Do you have cam lean, or does your string just come off at an angle. My AXE 6 cam from the factory with the spacers installed wrong, cam shifted over to the right, making it look like a lean. I had the shop I purchased it from fix the spacers and all has been great since. Good luck

Ches.


----------



## Tameshigiri (Jul 5, 2011)

nccrutch said:


> Maybe check your cable rod position. If it's turned way out to the right, it will affect that cam. Set it so that your Fletch has about 1/8" clear of the cables.


thanks, will check this!


----------



## Tameshigiri (Jul 5, 2011)

Ches said:


> Do you have cam lean, or does your string just come off at an angle. My AXE 6 cam from the factory with the spacers installed wrong, cam shifted over to the right, making it look like a lean. I had the shop I purchased it from fix the spacers and all has been great since. Good luck
> 
> Ches.


the lean is very little but its clearly lean. Will check the spacers, thanks!


----------



## bl00dtrail (Aug 17, 2008)

Mine had bad bottom cam lean... It caused a lot of horizontal nock travel as the string went forward. I didn't really want to shim the cam or swap limbs to fix it so I sold my Evo. If there's any other way to fix it I'd like to hear about it..


----------



## TozerBGood (Aug 16, 2003)

I had a similar problem with my 07 X-force which I had bought used on Ebay, and the cam lean was so bad, I was afraid the string would come out of the Cam groove whenever I drew the bow back. My rest had to be moved way to the left to get it to tune right, and I had induced some right lean on the top cam to try to help correct for it. When you shot the bow, there was a very inconsistent right/left play in the arrow flight. It was a real dilemna. 
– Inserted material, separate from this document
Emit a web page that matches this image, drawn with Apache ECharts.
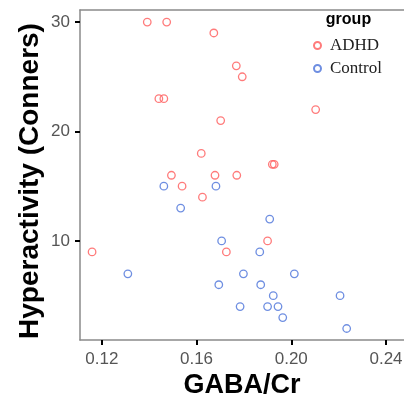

I tried different spacers on the bottom cam. You have to be very careful with that, using a micrometer, due to clearance between cam & limbs. It didn't help the problem though.
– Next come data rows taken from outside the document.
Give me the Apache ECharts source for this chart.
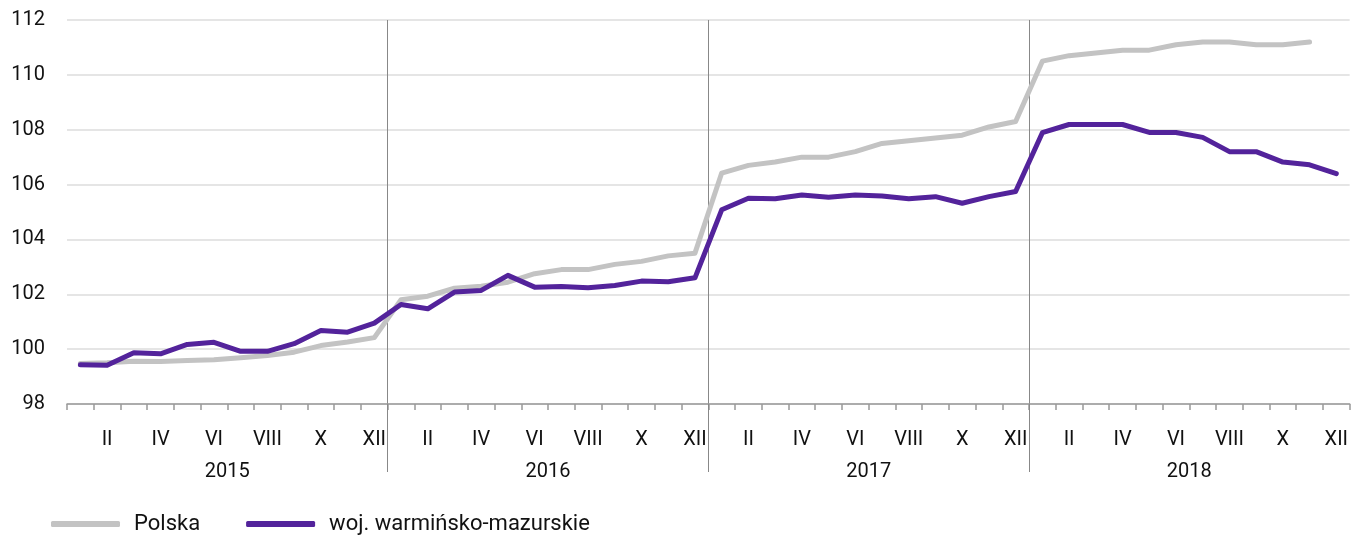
<!DOCTYPE html>
<html>
<head>
<meta charset="utf-8">
<script src="https://cdn.jsdelivr.net/npm/echarts@6/dist/echarts.min.js"></script>
<style>
  html, body { margin: 0; padding: 0; background: #fff; }
  #chart { width: 1351px; height: 538px; }
</style>
</head>
<body>
<div id="chart"></div>
<script>
// months (roman), years
const romans = ['I', 'II', 'III', 'IV', 'V', 'VI', 'VII', 'VIII', 'IX', 'X', 'XI', 'XII']
const years = ['2015', '2016', '2017', '2018']
const months = []
years.forEach(y => romans.forEach(r => months.push(y + ' ' + r)))

const polska = [
  99.48, 99.5, 99.56, 99.55, 99.59, 99.61, 99.69, 99.77, 99.89, 100.13, 100.26, 100.42,
  101.8, 101.93, 102.22, 102.29, 102.44, 102.75, 102.9, 102.9, 103.09, 103.2, 103.4, 103.5,
  106.42, 106.7, 106.82, 107.0, 107.0, 107.2, 107.5, 107.6, 107.7, 107.8, 108.1, 108.3,
  110.5, 110.7, 110.8, 110.9, 110.9, 111.1, 111.2, 111.2, 111.1, 111.1, 111.2, null
]
const warminsko = [
  99.43, 99.41, 99.87, 99.83, 100.17, 100.25, 99.92, 99.92, 100.2, 100.68, 100.62, 100.95,
  101.63, 101.47, 102.08, 102.14, 102.69, 102.26, 102.28, 102.24, 102.32, 102.48, 102.46, 102.6,
  105.08, 105.5, 105.48, 105.62, 105.54, 105.62, 105.58, 105.48, 105.56, 105.32, 105.56, 105.75,
  107.89, 108.19, 108.19, 108.19, 107.9, 107.9, 107.72, 107.2, 107.2, 106.82, 106.72, 106.4
]

const font = 'Roboto'
const chart = echarts.init(document.getElementById('chart'))
chart.setOption({
  animation: false,
  textStyle: {fontFamily: font},
  grid: {left: 67, right: 0, top: 20, bottom: 134, containLabel: false},
  legend: {
    left: 46,
    top: 508,
    itemWidth: 69,
    itemHeight: 6,
    itemGap: 46,
    icon: 'roundRect',
    textStyle: {fontSize: 22, color: '#111', fontFamily: font, padding: [0, 0, 0, 9]},
    data: ['Polska', 'woj. warmińsko-mazurskie']
  },
  xAxis: [
    {
      type: 'category',
      data: months,
      boundaryGap: true,
      axisLine: {lineStyle: {color: '#999', width: 1.5}},
      axisTick: {show: true, interval: 0, length: 6, lineStyle: {color: '#999', width: 1.5}},
      axisLabel: {
        interval: (i) => i % 2 === 1,
        margin: 26,
        fontSize: 20,
        color: '#111',
        formatter: (v) => v.split(' ')[1]
      },
      splitLine: {show: false}
    },
    {
      // year separators and year labels
      type: 'value',
      min: 0,
      max: 48,
      interval: 12,
      position: 'bottom',
      axisLine: {show: false},
      axisTick: {show: true, customValues: [12, 24, 36], length: 68, lineStyle: {color: '#888', width: 1}},
      axisLabel: {
        customValues: [6, 18, 30, 42],
        margin: 58,
        fontSize: 20,
        color: '#111',
        formatter: (v) => years[Math.round((v - 6) / 12)]
      },
      splitLine: {show: true, lineStyle: {color: '#888', width: 1}}
    }
  ],
  yAxis: {
    type: 'value',
    min: 98,
    max: 112,
    interval: 2,
    axisLine: {show: false},
    axisTick: {show: false},
    axisLabel: {fontSize: 20, color: '#111', margin: 22},
    splitLine: {lineStyle: {color: '#dcdcdc', width: 1.5}}
  },
  series: [
    {
      name: 'Polska',
      type: 'line',
      data: polska,
      symbol: 'none',
      color: '#c3c3c3',
      lineStyle: {width: 5, cap: 'round', join: 'round'},
      z: 2
    },
    {
      name: 'woj. warmińsko-mazurskie',
      type: 'line',
      data: warminsko,
      symbol: 'none',
      color: '#53239b',
      lineStyle: {width: 5, cap: 'round', join: 'round'},
      z: 3
    }
  ]
})
</script>
</body>
</html>
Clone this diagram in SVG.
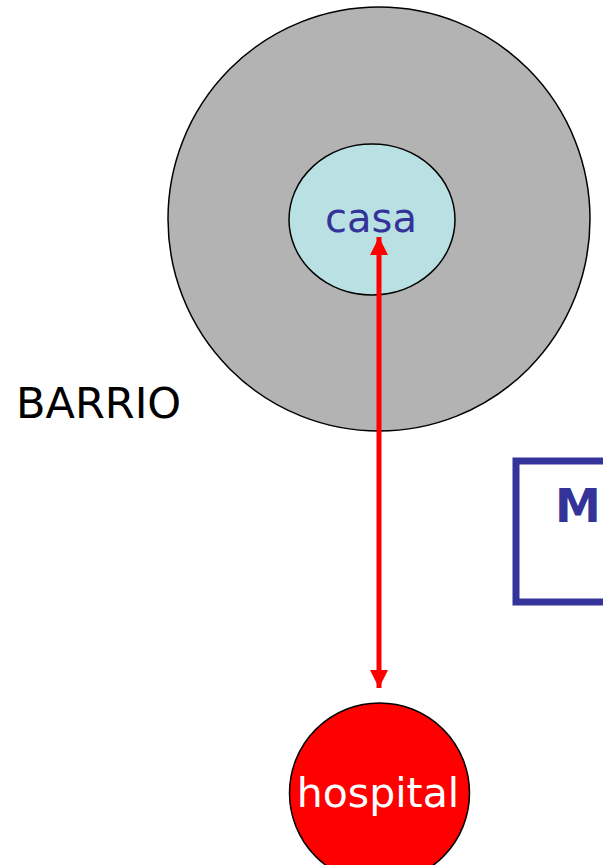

I even tried swapping left & right split limbs, top & bottom, every possible configuration, but nothing would work or fix it. I thought I had bought a real lemon. Finally after getting some opinions, I ordered new limbs for $80, and it corrected the problem. Now that X-Force is a great bow, and I am happy with it.


----------



## Tameshigiri (Jul 5, 2011)

TozerBGood said:


> I had a similar problem with my 07 X-force which I had bought used on Ebay, and the cam lean was so bad, I was afraid the string would come out of the Cam groove whenever I drew the bow back. My rest had to be moved way to the left to get it to tune right, and I had induced some right lean on the top cam to try to help correct for it. When you shot the bow, there was a very inconsistent right/left play in the arrow flight. It was a real dilemna.
> 
> I tried different spacers on the bottom cam. You have to be very careful with that, using a micrometer, due to clearance between cam & limbs. It didn't help the problem though.
> 
> I even tried swapping left & right split limbs, top & bottom, every possible configuration, but nothing would work or fix it. I thought I had bought a real lemon. Finally after getting some opinions, I ordered new limbs for $80, and it corrected the problem. Now that X-Force is a great bow, and I am happy with it.
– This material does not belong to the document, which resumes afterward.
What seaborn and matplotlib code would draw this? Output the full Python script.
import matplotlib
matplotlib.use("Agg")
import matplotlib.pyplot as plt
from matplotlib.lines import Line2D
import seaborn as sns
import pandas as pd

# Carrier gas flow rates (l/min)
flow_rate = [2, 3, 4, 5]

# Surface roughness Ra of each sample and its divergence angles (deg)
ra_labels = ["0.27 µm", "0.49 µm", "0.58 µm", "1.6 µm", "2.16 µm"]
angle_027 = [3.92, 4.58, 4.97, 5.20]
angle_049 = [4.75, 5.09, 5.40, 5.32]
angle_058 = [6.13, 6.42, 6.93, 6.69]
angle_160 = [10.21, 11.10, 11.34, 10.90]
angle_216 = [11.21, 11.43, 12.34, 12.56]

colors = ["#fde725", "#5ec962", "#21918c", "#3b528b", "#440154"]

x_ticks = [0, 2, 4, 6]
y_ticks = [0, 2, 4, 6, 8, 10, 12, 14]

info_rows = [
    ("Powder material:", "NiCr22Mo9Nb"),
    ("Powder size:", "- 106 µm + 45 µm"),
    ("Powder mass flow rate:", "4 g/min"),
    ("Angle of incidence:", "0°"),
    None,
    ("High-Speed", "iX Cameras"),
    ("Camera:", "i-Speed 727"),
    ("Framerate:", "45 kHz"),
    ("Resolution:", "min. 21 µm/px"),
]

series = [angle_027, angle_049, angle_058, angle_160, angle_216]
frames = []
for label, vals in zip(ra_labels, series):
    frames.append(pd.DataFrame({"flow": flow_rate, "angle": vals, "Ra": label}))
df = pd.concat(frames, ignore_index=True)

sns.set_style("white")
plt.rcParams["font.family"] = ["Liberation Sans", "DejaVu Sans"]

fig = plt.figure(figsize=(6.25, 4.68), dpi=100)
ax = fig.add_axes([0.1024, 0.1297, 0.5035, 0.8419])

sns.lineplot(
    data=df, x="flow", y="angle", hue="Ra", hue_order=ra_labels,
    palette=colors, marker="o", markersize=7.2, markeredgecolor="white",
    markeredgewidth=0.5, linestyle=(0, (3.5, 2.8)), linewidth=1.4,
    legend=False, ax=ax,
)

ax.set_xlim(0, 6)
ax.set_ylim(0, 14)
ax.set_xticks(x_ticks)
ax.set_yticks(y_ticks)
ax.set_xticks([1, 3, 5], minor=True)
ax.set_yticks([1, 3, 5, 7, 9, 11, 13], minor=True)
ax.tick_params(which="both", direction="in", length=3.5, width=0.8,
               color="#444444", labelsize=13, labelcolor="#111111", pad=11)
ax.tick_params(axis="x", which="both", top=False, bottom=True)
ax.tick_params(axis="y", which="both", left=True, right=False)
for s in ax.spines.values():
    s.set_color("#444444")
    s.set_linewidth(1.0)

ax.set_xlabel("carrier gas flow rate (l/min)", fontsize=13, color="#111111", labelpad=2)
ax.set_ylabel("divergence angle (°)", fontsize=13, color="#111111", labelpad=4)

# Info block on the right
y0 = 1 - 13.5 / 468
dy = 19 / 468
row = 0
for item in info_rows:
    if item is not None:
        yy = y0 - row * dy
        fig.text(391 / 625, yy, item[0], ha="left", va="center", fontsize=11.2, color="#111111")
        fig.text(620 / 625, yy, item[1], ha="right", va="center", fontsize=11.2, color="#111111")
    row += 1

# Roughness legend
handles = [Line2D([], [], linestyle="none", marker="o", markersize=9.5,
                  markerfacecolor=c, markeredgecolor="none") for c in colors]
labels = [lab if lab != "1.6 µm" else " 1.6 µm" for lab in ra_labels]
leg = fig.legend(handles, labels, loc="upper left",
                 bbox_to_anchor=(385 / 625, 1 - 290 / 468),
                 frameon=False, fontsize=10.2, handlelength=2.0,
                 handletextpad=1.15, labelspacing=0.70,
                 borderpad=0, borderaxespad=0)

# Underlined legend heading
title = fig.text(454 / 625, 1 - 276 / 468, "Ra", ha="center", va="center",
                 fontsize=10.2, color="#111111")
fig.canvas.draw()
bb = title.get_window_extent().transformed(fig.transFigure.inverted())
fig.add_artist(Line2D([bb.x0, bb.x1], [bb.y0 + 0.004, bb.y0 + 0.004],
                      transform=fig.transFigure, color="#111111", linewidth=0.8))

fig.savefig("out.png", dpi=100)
glad you got rid of the problem. How much did PSE charged you for the limbs?


----------



## TozerBGood (Aug 16, 2003)

Tameshigiri said:


> glad you got rid of the problem. How much did PSE charged you for the limbs?


When I first called PSE, they told me they thought they were between $100 to $150, but that it's better to go through a dealer. So I ordered them through the dealer and he put them on the bow. He charged me $80, so I doubt he did any markup on it. PSE doesn't transfer warranty which is why it cost me anything at all, since I bought the bow used.


----------



## Tameshigiri (Jul 5, 2011)

TozerBGood said:


> When I first called PSE, they told me they thought they were between $100 to $150, but that it's better to go through a dealer. So I ordered them through the dealer and he put them on the bow. He charged me $80, so I doubt he did any markup on it. PSE doesn't transfer warranty which is why it cost me anything at all, since I bought the bow used.


just 80$ for all 4 limbs? Thats quite cheap!
Whish i would live in the states, overhere all the stuff is three times more expensive!


----------



## TozerBGood (Aug 16, 2003)

Tameshigiri said:


> just 80$ for all 4 limbs? Thats quite cheap!
> Whish i would live in the states, overhere all the stuff is three times more expensive!


Yep, I was pretty pleased.


----------